From January to September, Pagcor’s total revenue climbed 5.9 percent year-on-year to nearly PHP84.10 billion, largely driven by gaming operations, which accounted for PHP75.94 billion of the total.
Operating expenses fell sharply to just over PHP19.3 billion, down 20.9 percent from the same period last year. The regulator said the improvement reflects tighter fiscal controls and efficiency measures across its gaming and licensing divisions.
Chairman and CEO Alejandro Tengco said the agency’s improved performance reflects its evolving approach to governance and modernization:
“Our financial performance is a clear reflection of Pagcor’s renewed focus on governance, digital transformation, as well as sustainable and responsible gaming.”
Pagcor’s contributions to nation-building programs — which include education, health, and disaster relief funding — reached PHP49.86 billion, representing a 10.9 percent increase from last year.
The agency also paid PHP3.79 billion in franchise taxes and PHP609.9 million in corporate income taxes to the Bureau of Internal Revenue.
Despite the strong overall performance, Pagcor has faced a notable drop of up to 50% in income since August after the Bangko Sentral ng Pilipinas (BSP) ordered e-wallet providers to remove direct access to gambling platforms from their apps.

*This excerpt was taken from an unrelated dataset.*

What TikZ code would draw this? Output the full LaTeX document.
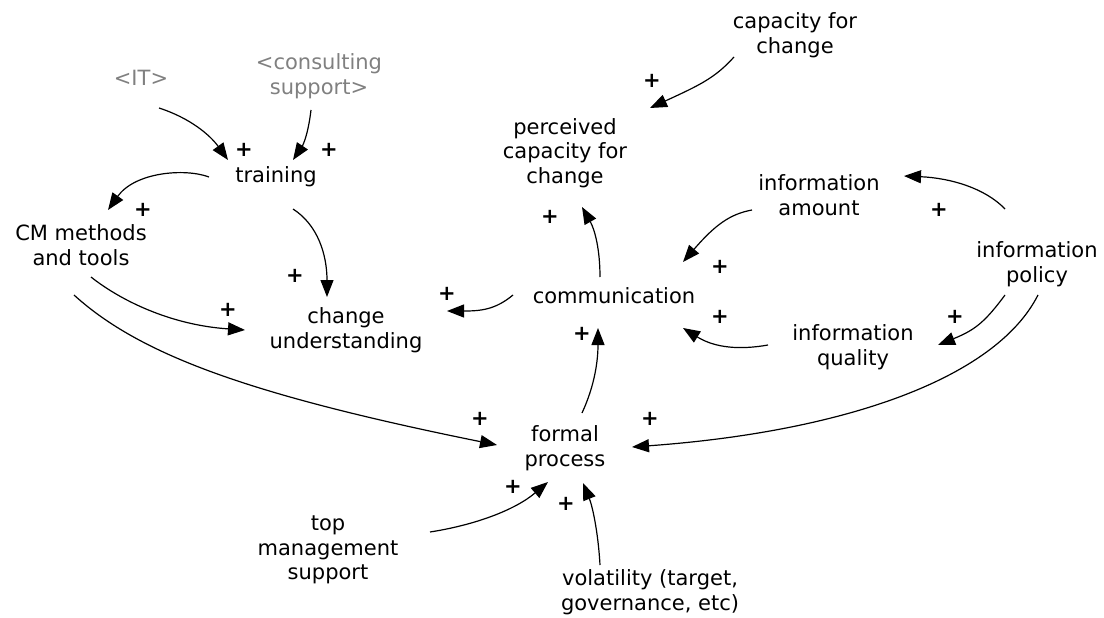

Pagcor’s Assistant Vice President for Offshore Gaming Licensing, Jessa Fernandez, told lawmakers that the policy caused revenue to plummet by nearly 49 percent, as many players abandoned legal online platforms due to payment barriers and new deposit requirements.
“Now that we are implementing an initial minimum deposit, we have also observed that more players or patrons are refusing to continue playing with legal online gaming operators,” Fernandez said during a House hearing.
The BSP order was part of broader financial reforms aimed at separating payment systems from online gambling amid concerns about consumer protection and money flow oversight.
Pagcor posted a net income of PHP14.32 billion, up nearly 49% from the previous year.
E-wallet restrictions imposed by the central bank reduced player access to licensed online gambling sites, causing a sharp decline in online gaming revenue.
Most of Pagcor’s earnings come from gaming operations, including casinos, e-gaming, and regulatory fees from licensed operators.
The agency supports stricter oversight but opposes a total ban, arguing that legal online gaming is vital for public funding and economic growth.